Considerar a escrita
um sistema de transcrição gráfica das unidades sonoras não favorece o
entendimento de outros aspectos importantes para o processo de alfabetização. Um
deles diz respeito à sua aprendizagem que acaba sendo dificultada, pois tudo o
que o sujeito aprendiz precisa compreender é apresentado de uma forma que não
considera o seu modo de pensar, a sua capacidade de aprender e, ainda, ignora o
fato de que nem todas as crianças pensam da mesma maneira e ao mesmo tempo, ignora
sua capacidade cognoscente.
Outro aspecto se
refere à competência linguística das crianças, ou seja, aos conhecimentos sobre
a estrutura da língua que adquirem a partir da própria experiência como seus
falantes nativos (ao vivenciarem situações em que participam como falantes e ouvintes).

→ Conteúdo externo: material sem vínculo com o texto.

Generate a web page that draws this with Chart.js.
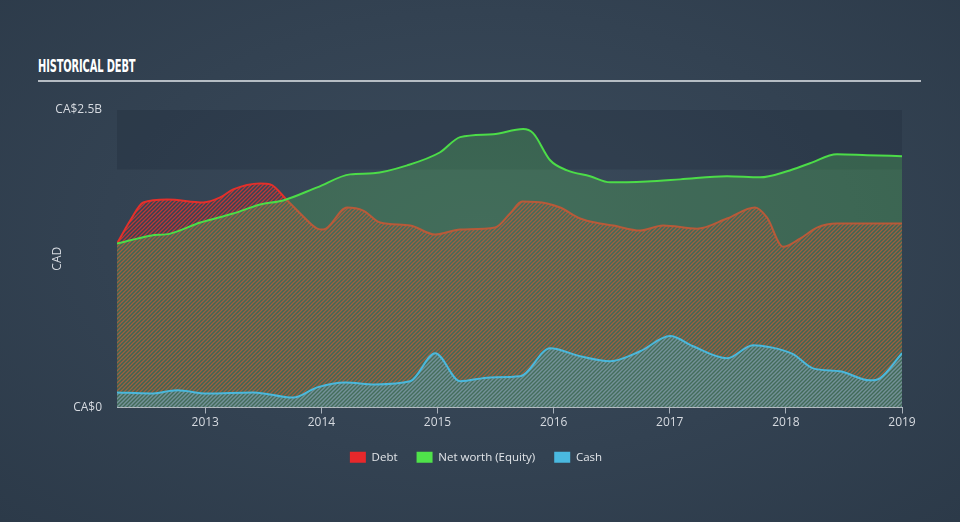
<!DOCTYPE html>
<html>
<head>
<meta charset="utf-8">
<script src="https://cdn.jsdelivr.net/npm/chart.js@4"></script>
<style>
  html, body { margin: 0; padding: 0; }
  body {
    width: 960px; height: 522px; overflow: hidden; position: relative;
    background: radial-gradient(ellipse at 50% 45%, #3b4b5c 0%, #334252 55%, #2c3a49 100%);
  }
  #title {
    position: absolute; left: 38px; top: 55px; width: 883px; height: 25px;
    border-bottom: 2px solid rgba(205, 210, 216, 0.85);
  }
  #title span {
    display: inline-block; transform: scaleX(0.61); transform-origin: left center;
    font-family: "Liberation Sans Narrow", "DejaVu Sans Condensed", sans-serif;
    font-weight: bold; font-size: 18px; color: #ffffff; letter-spacing: -0.2px;
  }
  #wrap { position: absolute; left: 0; top: 0; width: 960px; height: 522px; }
</style>
</head>
<body>
<div id="title"><span>HISTORICAL DEBT</span></div>
<div id="wrap"><canvas id="debtChart" width="960" height="522"></canvas></div>
<script>
// values in CA$ billions, x as decimal years
const debtYears = [2012.24, 2012.354, 2012.466, 2012.673, 2012.983, 2013.129, 2013.241, 2013.473, 2013.56, 2013.706, 2013.818, 2013.964, 2014.016, 2014.222, 2014.36, 2014.506, 2014.765, 2014.98, 2015.195, 2015.496, 2015.625, 2015.729, 2015.944, 2016.056, 2016.228, 2016.4, 2016.512, 2016.745, 2016.942, 2017.235, 2017.493, 2017.734, 2017.838, 2017.975, 2018.122, 2018.268, 2018.44, 2018.724, 2019.0];
const debtValues = [1.377, 1.571, 1.723, 1.748, 1.723, 1.765, 1.833, 1.883, 1.875, 1.74, 1.63, 1.503, 1.495, 1.681, 1.655, 1.554, 1.529, 1.453, 1.495, 1.512, 1.63, 1.731, 1.715, 1.681, 1.588, 1.546, 1.529, 1.487, 1.529, 1.503, 1.588, 1.681, 1.596, 1.351, 1.419, 1.512, 1.546, 1.546, 1.546];

const equityYears = [2012.24, 2012.527, 2012.699, 2012.957, 2013.241, 2013.473, 2013.671, 2013.964, 2014.248, 2014.446, 2014.739, 2015.023, 2015.195, 2015.479, 2015.737, 2015.823, 2015.97, 2016.116, 2016.314, 2016.486, 2016.805, 2017.089, 2017.493, 2017.777, 2018.01, 2018.208, 2018.44, 2018.699, 2019.0];
const equityValues = [1.377, 1.444, 1.461, 1.554, 1.63, 1.706, 1.74, 1.85, 1.959, 1.968, 2.035, 2.145, 2.272, 2.297, 2.34, 2.306, 2.078, 1.993, 1.943, 1.892, 1.9, 1.917, 1.943, 1.934, 1.985, 2.052, 2.128, 2.12, 2.112];

const cashYears = [2012.24, 2012.527, 2012.759, 2013.017, 2013.413, 2013.757, 2013.964, 2014.205, 2014.463, 2014.765, 2014.98, 2015.195, 2015.453, 2015.712, 2015.97, 2016.228, 2016.486, 2016.745, 2017.003, 2017.201, 2017.493, 2017.717, 2017.864, 2018.062, 2018.234, 2018.466, 2018.724, 2018.81, 2019.0];
const cashValues = [0.127, 0.118, 0.144, 0.118, 0.127, 0.084, 0.169, 0.211, 0.194, 0.22, 0.456, 0.22, 0.253, 0.262, 0.498, 0.431, 0.389, 0.473, 0.6, 0.515, 0.414, 0.524, 0.507, 0.448, 0.329, 0.304, 0.228, 0.245, 0.456];

const yearTicks = [2013, 2014, 2015, 2016, 2017, 2018, 2019];
const valueTicks = [0, 2.5];

const toPoints = (xs, ys) => xs.map((x, i) => ({ x: x, y: ys[i] }));

function hatch(color, tint) {
  const c = document.createElement("canvas");
  c.width = 4; c.height = 4;
  const g = c.getContext("2d");
  if (tint) { g.fillStyle = tint; g.fillRect(0, 0, 4, 4); }
  g.strokeStyle = color;
  g.lineWidth = 1.3;
  g.beginPath();
  g.moveTo(0, 4); g.lineTo(4, 0);
  g.moveTo(-1, 1); g.lineTo(1, -1);
  g.moveTo(3, 5); g.lineTo(5, 3);
  g.stroke();
  return g.createPattern(c, "repeat");
}

const solidColors = ["#e8282b", "#4fe24a", "#4ab9e0"];

// darker band between 2.0B and 2.5B
const bandPlugin = {
  id: "band",
  beforeDatasetsDraw(chart) {
    const { ctx, chartArea, scales } = chart;
    const top = scales.y.getPixelForValue(2.5);
    const bottom = scales.y.getPixelForValue(2.0);
    ctx.save();
    ctx.fillStyle = "rgba(22, 32, 46, 0.2)";
    ctx.fillRect(chartArea.left, top, chartArea.right - chartArea.left, bottom - top);
    ctx.restore();
  },
};

Chart.defaults.font.family = "'Open Sans', 'DejaVu Sans', sans-serif";
Chart.defaults.font.size = 12;
Chart.defaults.color = "#d6dae0";

new Chart(document.getElementById("debtChart"), {
  type: "line",
  data: {
    datasets: [
      {
        label: "Debt",
        data: toPoints(debtYears, debtValues),
        borderColor: "#e3302b",
        backgroundColor: hatch("rgba(222, 52, 48, 0.8)"),
        fill: "origin",
        order: 3,
      },
      {
        label: "Net worth (Equity)",
        data: toPoints(equityYears, equityValues),
        borderColor: "#4cdc48",
        backgroundColor: "rgba(86, 190, 89, 0.3)",
        fill: "origin",
        order: 2,
      },
      {
        label: "Cash",
        data: toPoints(cashYears, cashValues),
        borderColor: "#4ab8dc",
        backgroundColor: hatch("rgba(80, 185, 220, 0.55)", "rgba(80, 185, 220, 0.08)"),
        fill: "origin",
        order: 1,
      },
    ],
  },
  options: {
    responsive: false,
    animation: false,
    maintainAspectRatio: false,
    layout: { padding: { left: 50, right: 58, top: 110, bottom: 49 } },
    elements: {
      point: { radius: 0 },
      line: { borderWidth: 2, cubicInterpolationMode: "monotone" },
    },
    plugins: {
      tooltip: { enabled: false },
      legend: {
        position: "bottom",
        labels: {
          boxWidth: 16,
          boxHeight: 11,
          padding: 19,
          color: "#e2e5e9",
          font: { size: 11.5 },
          sort: (a, b) => a.datasetIndex - b.datasetIndex,
          generateLabels: (chart) =>
            Chart.defaults.plugins.legend.labels.generateLabels(chart).map((item) => {
              item.fillStyle = solidColors[item.datasetIndex];
              item.strokeStyle = solidColors[item.datasetIndex];
              item.lineWidth = 0;
              return item;
            }),
        },
      },
    },
    scales: {
      x: {
        type: "linear",
        min: debtYears[0],
        max: 2019.0,
        afterBuildTicks: (scale) => {
          scale.ticks = yearTicks.map((v) => ({ value: v }));
        },
        afterFit: (scale) => { scale.height = 25; },
        ticks: {
          padding: 2,
          autoSkip: false,
          maxRotation: 0,
          color: "#d6dae0",
          callback: (v) => String(v),
        },
        grid: {
          drawOnChartArea: false,
          tickLength: 6,
          color: "rgba(200, 206, 214, 0.8)",
        },
        border: { display: true, color: "rgba(200, 206, 214, 0.9)", width: 1 },
      },
      y: {
        min: 0,
        max: 2.5,
        afterBuildTicks: (scale) => {
          scale.ticks = valueTicks.map((v) => ({ value: v }));
        },
        afterFit: (scale) => { scale.width = 67; },
        ticks: {
          padding: 15,
          color: "#d6dae0",
          callback: (v) => (v === 0 ? "CA$0" : "CA$" + v + "B"),
        },
        grid: { display: false, drawTicks: false },
        border: { display: false },
        title: {
          display: true,
          text: "CAD",
          color: "#d6dae0",
          font: { size: 12 },
          padding: { top: 0, bottom: 0 },
        },
      },
    },
  },
  plugins: [bandPlugin],
});
</script>
</body>
</html>
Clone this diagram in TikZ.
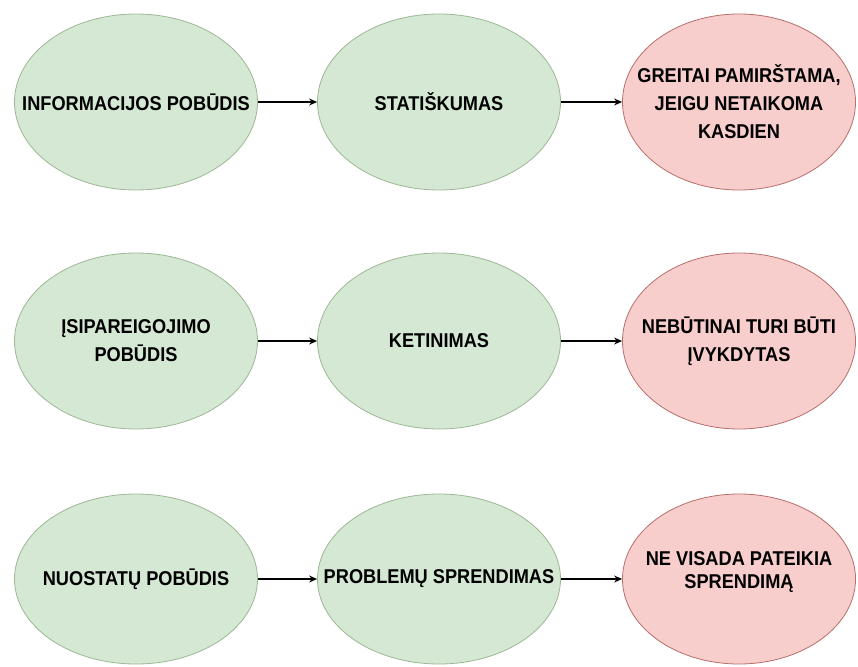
\documentclass[tikz,border=0pt]{standalone}
\usepackage{fontspec}
\setmainfont{Liberation Sans}[FakeStretch=0.91]
\usetikzlibrary{shapes.geometric,arrows.meta}
\definecolor{gfill}{HTML}{D5E8D4}
\definecolor{gline}{HTML}{9CB894}
\definecolor{rfill}{HTML}{F8CECC}
\definecolor{rline}{HTML}{B86E6A}
\begin{document}
\begin{tikzpicture}[x=1pt,y=-1pt,
  oval/.style={ellipse, minimum width=243pt, minimum height=176pt, inner sep=0pt, line width=0.8pt},
  gnode/.style={oval, fill=gfill, draw=gline},
  rnode/.style={oval, fill=rfill, draw=rline, minimum width=233pt},
  lbl/.style={align=center, inner sep=0pt, font=\fontsize{20}{28}\selectfont\bfseries},
  conn/.style={-{Stealth[length=8pt,width=7pt]}, line width=1.2pt, black}]
\useasboundingbox (0,0) rectangle (858,666);
\node[gnode] (a1) at (136,102) {};
\node[gnode] (b1) at (439,102) {};
\node[rnode] (c1) at (739,102) {};
\node[gnode] (a2) at (136,341) {};
\node[gnode] (b2) at (439,341) {};
\node[rnode] (c2) at (739,341) {};
\node[gnode, minimum height=170pt] (a3) at (136,579) {};
\node[gnode, minimum height=170pt] (b3) at (439,579) {};
\node[rnode, minimum height=170pt] (c3) at (739,579) {};
\node[lbl] (ta1) at (a1.center) {INFORMACIJOS POBŪDIS};
\node[lbl] (tb1) at (b1.center) {STATIŠKUMAS};
\node[lbl] (tc1) at (c1.center) {GREITAI PAMIRŠTAMA,\\JEIGU NETAIKOMA\\KASDIEN};
\node[lbl] (ta2) at (a2.center) {ĮSIPAREIGOJIMO\\POBŪDIS};
\node[lbl] (tb2) at (b2.center) {KETINIMAS};
\node[lbl] (tc2) at (c2.center) {NEBŪTINAI TURI BŪTI\\ĮVYKDYTAS};
\node[lbl] (ta3) at (a3.center) {NUOSTATŲ POBŪDIS};
\node[lbl] (tb3) at (b3.center) {PROBLEMŲ SPRENDIMAS};
\node[lbl, font=\fontsize{20}{23}\selectfont\bfseries] (tc3) at ([yshift=7pt]c3.center) {NE VISADA PATEIKIA\\SPRENDIMĄ};
\draw[conn] (a1) -- (b1);
\draw[conn] (b1) -- (c1);
\draw[conn] (a2) -- (b2);
\draw[conn] (b2) -- (c2);
\draw[conn] (a3) -- (b3);
\draw[conn] (b3) -- (c3);
\end{tikzpicture}
\end{document}
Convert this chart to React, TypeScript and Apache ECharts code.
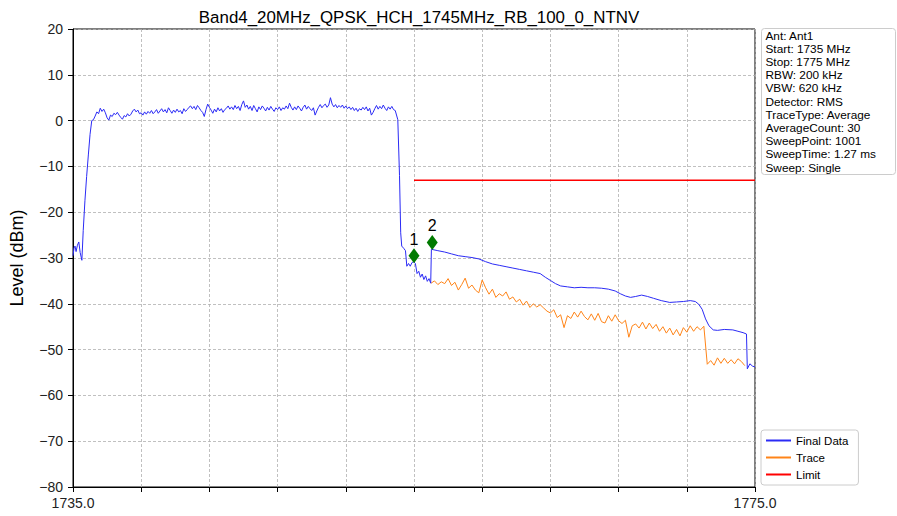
import React, { useEffect, useRef } from "react";
import * as echarts from "echarts";

const chartTitle = "Band4_20MHz_QPSK_HCH_1745MHz_RB_100_0_NTNV";
const infoLines = [
  "Ant: Ant1",
  "Start: 1735 MHz",
  "Stop: 1775 MHz",
  "RBW: 200 kHz",
  "VBW: 620 kHz",
  "Detector: RMS",
  "TraceType: Average",
  "AverageCount: 30",
  "SweepPoint: 1001",
  "SweepTime: 1.27 ms",
  "Sweep: Single",
];
const legendNames = ["Final Data", "Trace", "Limit"];

const xMin = 1735;
const xMax = 1775;
const xStep = 4;
const xLabelTicks = [1735, 1775];
const yMin = -80;
const yMax = 20;
const yStep = 10;

// Final Data: left skirt [freq MHz, level dBm]
const finalLeftEdge: [number, number][] = [
  [1735.0, -29.5], [1735.06, -27.8], [1735.12, -27.4], [1735.18, -28.6],
  [1735.26, -27.2], [1735.34, -26.5], [1735.42, -28.8], [1735.52, -30.5],
  [1735.6, -24.0], [1735.7, -17.5], [1735.8, -12.2], [1735.9, -7.5],
  [1736.0, -3.0], [1736.1, 0.0],
];
// Final Data: in-band levels, sweep grid from 1736.2 MHz in 0.1 MHz steps
const bandStart = 1736.2;
const bandStep = 0.1;
const bandLevels = [
  0.2, 1.0, 1.9, 1.5, 2.7, 2.0, 2.5, 1.7,
  0.6, 0.1, 1.2, 0.9, 1.6, 1.3, 1.8, 1.2, 0.7, 0.3,
  1.1, 0.8, 1.5, 1.0, 1.4, 2.1, 2.5, 1.9, 2.3, 1.5,
  1.7, 1.2, 1.9, 1.4, 2.0, 1.6, 2.2, 1.5, 1.9, 2.4,
  1.6, 2.1, 2.6, 1.9, 2.4, 1.7, 2.8, 2.2, 1.6, 2.3,
  1.8, 2.5, 1.9, 2.2, 1.5, 2.6, 2.0, 2.4, 2.9, 3.2,
  2.6, 3.1, 2.4, 3.3, 2.8, 2.2, 1.8, 0.9, 2.4, 3.6,
  2.9, 2.3, 1.6, 2.5, 1.9, 2.8, 2.1, 2.6, 1.8, 2.4,
  2.7, 3.2, 2.5, 3.0, 2.4, 3.3, 2.6, 3.1, 2.2, 3.5,
  4.3, 2.9, 3.4, 2.5, 3.1, 2.2, 3.3, 2.6, 1.9, 3.0,
  2.4, 3.2, 2.7, 2.1, 2.9, 2.3, 3.1, 2.5, 2.0, 2.8,
  2.4, 3.0, 2.2, 2.8, 2.5, 3.2, 2.6, 3.8, 2.9, 2.3,
  3.0, 2.4, 3.2, 2.7, 2.1, 2.9, 3.4, 2.5, 3.1, 2.6,
  2.2, 2.8, 1.2, 2.1, 2.9, 3.5, 2.8, 3.3, 3.6, 2.9,
  3.4, 5.0, 3.6, 3.0, 3.5, 2.8, 3.3, 2.9, 3.4, 2.7,
  3.2, 2.6, 3.0, 2.4, 2.9, 2.2, 2.7, 2.0, 2.6, 2.3,
  2.9, 2.4, 3.0, 2.1, 2.7, 1.2, 1.8, 2.6, 3.3, 2.5,
  3.1, 2.6, 3.4, 2.7, 2.2, 3.0, 2.5, 3.1, 2.4, 2.2,
];
// Final Data: right skirt and out-of-band region
const finalRightEdge: [number, number][] = [
  [1754.05, 0.2], [1754.15, -12.0], [1754.22, -24.5], [1754.28, -27.4],
  [1754.4, -27.9], [1754.5, -28.4], [1754.58, -31.8], [1754.68, -31.2],
  [1754.78, -31.8], [1754.88, -31.0], [1754.98, -30.8], [1755.08, -31.2],
  [1755.18, -33.4], [1755.28, -32.9], [1755.38, -34.2], [1755.48, -33.5],
  [1755.58, -34.7], [1755.68, -33.9], [1755.78, -35.1], [1755.88, -34.5],
  [1755.98, -35.5],
];
const finalTail: [number, number][] = [
  [1756.02, -28.1], [1756.4, -28.4], [1756.8, -28.7], [1757.2, -29.1],
  [1757.6, -29.5], [1758.0, -29.7], [1758.4, -29.9], [1758.8, -30.2],
  [1759.2, -30.8], [1759.6, -31.3], [1760.0, -31.6], [1760.4, -31.9],
  [1760.8, -32.2], [1761.2, -32.5], [1761.6, -32.8], [1762.0, -33.1],
  [1762.4, -33.4], [1762.7, -34.2], [1763.0, -34.9], [1763.3, -35.6],
  [1763.6, -36.1], [1764.0, -36.3], [1764.4, -36.5], [1764.8, -36.4],
  [1765.2, -36.5], [1765.6, -36.5], [1766.0, -36.6], [1766.4, -36.8],
  [1766.8, -37.2], [1767.1, -37.8], [1767.4, -38.3], [1767.7, -38.6],
  [1768.0, -38.4], [1768.35, -38.1], [1768.7, -38.4], [1769.05, -38.8],
  [1769.5, -39.3], [1770.0, -39.7], [1770.4, -39.6], [1770.8, -39.5],
  [1771.2, -39.3], [1771.5, -39.5], [1771.7, -40.1], [1771.9, -41.2],
  [1772.1, -43.3], [1772.3, -44.8], [1772.55, -45.7], [1772.8, -45.8],
  [1773.2, -45.6], [1773.7, -45.7], [1774.0, -46.0], [1774.3, -46.3],
  [1774.5, -46.6], [1774.55, -54.2], [1774.7, -53.1], [1774.85, -53.6],
  [1775.0, -53.8],
];

// Trace: sweep grid from 1756.0 MHz in 0.2 MHz steps
const traceStart = 1756.0;
const traceStep = 0.2;
const traceLevels = [
  -35.5, -35.0, -35.8, -35.2, -35.6,
  -34.5, -36.0, -35.3, -37.0, -35.8,
  -34.4, -36.6, -35.9, -37.0, -37.6,
  -34.8, -36.5, -37.9, -36.8, -38.6,
  -37.8, -38.3, -37.4, -39.0, -38.5,
  -39.6, -39.0, -40.3, -39.4, -40.8,
  -40.0, -40.7, -40.2, -40.9, -41.6,
  -42.0, -41.3, -43.0, -42.4, -45.2,
  -42.6, -43.2, -41.8, -42.9, -41.6,
  -42.8, -43.5, -42.2, -43.6, -42.1,
  -43.9, -44.2, -42.6, -43.8, -42.4,
  -43.7, -44.3, -43.6, -47.3, -44.8,
  -44.4, -45.3, -44.0, -45.5, -44.2,
  -45.4, -44.5, -46.0, -45.0, -46.4,
  -45.3, -46.8, -45.6, -47.0, -45.2,
  -46.2, -44.8, -46.0, -45.0, -45.7,
  -44.9,
  -53.2, -52.4, -53.4, -51.8, -53.0, -51.9, -53.0, -52.2, -53.1, -52.0,
  -52.6, -53.5,
];

const limitFreq = [1755, 1775];
const limitLevel = [-13, -13];

const markerFreq = [1755.0, 1756.07];
const markerLevel = [-29.5, -26.6];
const markerNames = ["1", "2"];

const FONT = "'Liberation Sans', Arial, sans-serif";

function fmtY(v: number): string {
  return v < 0 ? "\u2212" + Math.abs(v) : String(v);
}

export default function App() {
  const ref = useRef<HTMLDivElement>(null);

  useEffect(() => {
    if (!ref.current) return;
    const chart = echarts.init(ref.current, undefined, { renderer: "svg" });

    const finalData: [number, number][] = [
      ...finalLeftEdge,
      ...bandLevels.map((v, i) => [+(bandStart + i * bandStep).toFixed(2), v] as [number, number]),
      ...finalRightEdge,
      ...finalTail,
    ];
    const traceData = traceLevels.map(
      (v, i) => [+(traceStart + i * traceStep).toFixed(2), v] as [number, number]
    );
    const limitData = limitFreq.map((f, i) => [f, limitLevel[i]]);
    const markerData = markerFreq.map((f, i) => ({
      value: [f, markerLevel[i]],
      label: { formatter: markerNames[i] },
    }));

    const lineGap = 13.2;
    const infoTexts = infoLines.map((t, i) => ({
      type: "text",
      x: 4,
      y: 1 + i * lineGap,
      style: {
        text: t,
        fontFamily: FONT,
        fontSize: 11.8,
        fill: "#000",
      },
    }));

    chart.setOption({
      animation: false,
      backgroundColor: "#ffffff",
      textStyle: { fontFamily: FONT },
      title: {
        text: chartTitle,
        left: 414,
        top: 4,
        textAlign: "center",
        textStyle: { fontFamily: FONT, fontSize: 16.9, fontWeight: "normal", color: "#000" },
      },
      grid: {
        left: 73,
        right: 142,
        top: 29,
        bottom: 29,
        show: true,
        borderColor: "#000",
        borderWidth: 1,
        backgroundColor: "#fff",
      },
      legend: {
        data: legendNames,
        orient: "vertical",
        left: 761,
        top: 430,
        icon: "rect",
        itemWidth: 25,
        itemHeight: 2,
        itemGap: 4,
        padding: [4, 10, 4, 5],
        borderColor: "#cccccc",
        borderWidth: 1,
        borderRadius: 3,
        backgroundColor: "#fff",
        textStyle: { fontFamily: FONT, fontSize: 11.5, color: "#000", lineHeight: 13 },
      },
      xAxis: {
        type: "value",
        min: xMin,
        max: xMax,
        interval: xStep,
        axisLine: { show: true, onZero: false, lineStyle: { color: "#000", width: 1 } },
        axisTick: { show: true, inside: false, length: 5, lineStyle: { color: "#000" } },
        axisLabel: {
          margin: 9,
          fontFamily: FONT,
          fontSize: 14,
          color: "#222",
          formatter: (v: number) => (xLabelTicks.includes(v) ? v.toFixed(1) : ""),
        },
        splitLine: { show: true, lineStyle: { color: "#b0b0b0", type: [3, 2], width: 0.8 } },
      },
      yAxis: {
        type: "value",
        min: yMin,
        max: yMax,
        interval: yStep,
        name: "Level (dBm)",
        nameLocation: "middle",
        nameGap: 47,
        nameTextStyle: { fontFamily: FONT, fontSize: 18, color: "#000" },
        axisLine: { show: true, onZero: false, lineStyle: { color: "#000", width: 1 } },
        axisTick: { show: true, inside: false, length: 5, lineStyle: { color: "#000" } },
        axisLabel: { margin: 10, fontFamily: FONT, fontSize: 14, color: "#222", formatter: fmtY },
        splitLine: { show: true, lineStyle: { color: "#b0b0b0", type: [3, 2], width: 0.8 } },
      },
      series: [
        {
          name: "Trace",
          type: "line",
          data: traceData,
          symbol: "none",
          lineStyle: { color: "#ff8418", width: 1 },
          itemStyle: { color: "#ff8418" },
          z: 2,
        },
        {
          name: "Final Data",
          type: "line",
          data: finalData,
          symbol: "none",
          lineStyle: { color: "#2b2bf5", width: 1 },
          itemStyle: { color: "#2b2bf5" },
          z: 3,
        },
        {
          name: "Limit",
          type: "line",
          data: limitData,
          symbol: "none",
          lineStyle: { color: "#ff0000", width: 1.5 },
          itemStyle: { color: "#ff0000" },
          z: 4,
        },
        {
          name: "Markers",
          type: "scatter",
          data: markerData,
          symbol: "diamond",
          symbolSize: [11, 15],
          itemStyle: { color: "#007a00", opacity: 1 },
          label: {
            show: true,
            position: "top",
            distance: 1,
            fontFamily: FONT,
            fontSize: 16,
            color: "#000",
          },
          z: 5,
        },
      ],
      graphic: [
        {
          type: "group",
          left: 761,
          top: 28,
          children: [
            {
              type: "rect",
              shape: { x: 0, y: 0, width: 134, height: 146, r: 3 },
              style: { fill: "#fff", stroke: "#cccccc", lineWidth: 1 },
            },
            ...infoTexts,
          ],
        },
      ],
    });

    return () => chart.dispose();
  }, []);

  return (
    <div
      ref={ref}
      style={{ position: "fixed", left: 0, top: 0, width: 897, height: 516 }}
    />
  );
}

Ainda quando pequenas procuram compreender, através de suas experiências com a
língua materna (e não através de métodos), a linguagem que estão acostumadas a
falar no ambiente em que vivem, criando hipóteses ao tentarem compreender o
funcionamento da língua. Ao longo deste processo de reconstrução, procuram
encontrar regularidades que expliquem tal funcionamento e que lhes assegurem o
domínio da língua, a partir da interação com outros falantes, nas situações
sociais de comunicação pautadas pelas necessidades e propósitos. Logo, precisamos
considerar que as crianças que estão aprendendo a ler e a escrever já possuem
muitos conhecimentos sobre a língua.
A partir destes
conhecimentos prévios, anteriores à experiência escolar e adquiridos através da
interação social, como negar os conhecimentos construídos pelas crianças até o
momento em que se deparam com o ensino formal? Como não validar a competência e
a curiosidade infantil acerca do mundo letrado? Estas foram algumas das perguntas
que Emilia Ferreiro e Ana Teberosky procuraram responder e, uma das maiores contribuições deste trabalho, foi mostrar que todos
são capazes de aprender.
Crítica do uso de
métodos fechados para ensinar a ler e escrever, a Psicogênese da língua escrita contribuiu (e ainda contribui!) enormemente
para a construção de uma nova maneira de pensar o processo de alfabetização. A pesquisa em questão investigou como as crianças aprendem a ler
e a escrever a partir das reflexões que fazem e dos conflitos que superam ao
tentar incorporar este objeto de conhecimento ainda desconhecido – a língua
escrita – porém já alvo das inúmeras observações infantis, desde a mais tenra
idade, quando elas vivem em ambientes letrados. A Psicogênese, pesquisa cujo intuito
não era investigar como alfabetizar, a partir dos resultados apresentados com a
sua publicação, abriu um campo para a pesquisa didática, em que formas de ensinar
a leitura e a escrita foram e continuam sendo pensadas e investigadas, contribuindo
assim para a prática pedagógica de inúmeros professores que se dedicam a esta
tarefa tão nobre.
*** Este texto é parte integrante da monografia apresentada pela autora na
conclusão do curso de especialização em alfabetização, no ano de 2013.
[1] LERNER, Delia. Ler e escrever na escola: o real, o possível e o necessário. Porto
Alegre: Artmed, 2002.
[2]
Título da publicação original, em espanhol: Los sistemas de escritura en el
desarrollo del niño.
[3]
Significado do título traduzido para o português: nascimento ou origem
psicológica do conhecimento sobre a língua escrita.